Though it took longer to catch fire, the lithographic magazine has proved to be as capable of brilliant design and compelling timelessness as the vintage poster. Whereas the poster is limited to public wall display of a specific product or event, the magazine—particularly its cover—can be omnipresent and pertain to a vast range of enticing subjects, made even more timely by a striking cover image.
We ‘ve chosen to start with the oldest and most limited of our items, in a publication, from 1894, promoting a theater-piece pertaining to Falstaff. Why? Because its Arts and Crafts cover strategy, by art nouveau graphic design stalwart, Eugene Grasset maintains an avant-gardist context (still operative) for a long forgotten occasion.
Leonetto Cappiello’s light and deep glimpse, title, “Here’s the Sea!”(1908) carries the necessity for the new and refreshing (even though the contents show black and white photos of dowdy, fussy apparel).
The New Woman—Buenos Aires- style–in 1931. The great cover litho on divine paper gives us a pensive, melancholy entry into contents far less equivocal about the joys of urban modernity.

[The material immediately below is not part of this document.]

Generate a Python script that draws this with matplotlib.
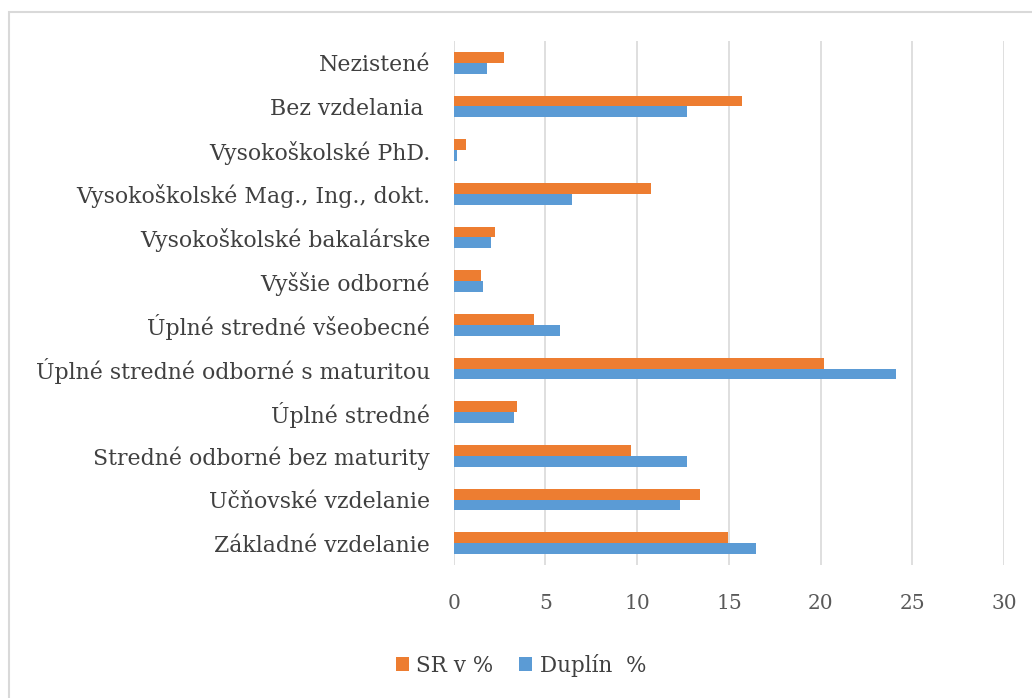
import matplotlib.pyplot as plt
import numpy as np
from matplotlib.patches import Rectangle

categories = [
    "Základné vzdelanie",
    "Učňovské vzdelanie",
    "Stredné odborné bez maturity",
    "Úplné stredné",
    "Úplné stredné odborné s maturitou",
    "Úplné stredné všeobecné",
    "Vyššie odborné",
    "Vysokoškolské bakalárske",
    "Vysokoškolské Mag., Ing., dokt.",
    "Vysokoškolské PhD.",
    "Bez vzdelania ",
    "Nezistené",
]
sr_values = [14.96, 13.43, 9.66, 3.45, 20.17, 4.36, 1.49, 2.27, 10.76, 0.65, 15.72, 2.76]
duplin_values = [16.5, 12.31, 12.72, 3.30, 24.1, 5.81, 1.61, 2.05, 6.44, 0.16, 12.72, 1.83]
x_ticks = [0, 5, 10, 15, 20, 25, 30]

plt.rcParams["font.family"] = ["DejaVu Serif"]

fig = plt.figure(figsize=(10.32, 6.98), dpi=100)
ax = fig.add_axes([0.4397, 0.1905, 0.5332, 0.7508])

y = np.arange(len(categories))
h = 0.25
ax.barh(y - h / 2, duplin_values, height=h, color="#5B9BD5", label="Duplín  %", zorder=3)
ax.barh(y + h / 2, sr_values, height=h, color="#ED7D31", label="SR v %", zorder=3)

ax.set_xlim(0, 30)
ax.set_ylim(-0.5, len(categories) - 0.5)
ax.set_xticks(x_ticks)
ax.set_yticks(y)
ax.set_yticklabels(categories, fontsize=15.8, color="#404040")
ax.tick_params(axis="x", labelsize=14.5, labelcolor="#595959", length=0, pad=21)
ax.tick_params(axis="y", length=0, pad=17)
ax.grid(axis="x", color="#d9d9d9", linewidth=1.2, zorder=0)
for s in ax.spines.values():
    s.set_visible(False)

handles, labels = ax.get_legend_handles_labels()
fig.legend(handles[::-1], labels[::-1], loc="center", bbox_to_anchor=(0.505, 0.047),
           ncol=2, frameon=False, fontsize=15.5, handlelength=0.6, handleheight=0.6,
           columnspacing=1.2, handletextpad=0.35, labelcolor="#404040")

# outer chart border (only left and top edges fall inside the image)
fig.patches.append(Rectangle((9 / 1032, -0.05), 1.1, 1.05 - 12 / 698, transform=fig.transFigure,
                             fill=False, edgecolor="#d9d9d9", linewidth=1.5))

fig.savefig("out.png", dpi=100)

This stunning cover design (also provided with splendid paper stock) by the prolific and perfect Umberto Brunelleschi, adds rococo lightness rising to art deco edge for an approach to content redolent of the hard work of spending a lot of money.
Leo Benigni, a deco saint if ever there was, gracing a 1933 social study of photos revealing that mothers with certain advantages can look as young as their marriageable daughters. Provocative content and graphic energies that challenge frivolity.
It’s 1939 and yet it’s already looking to 1950s moderne in its smashing cover and brilliant graphics inside—both illustrative and photographic.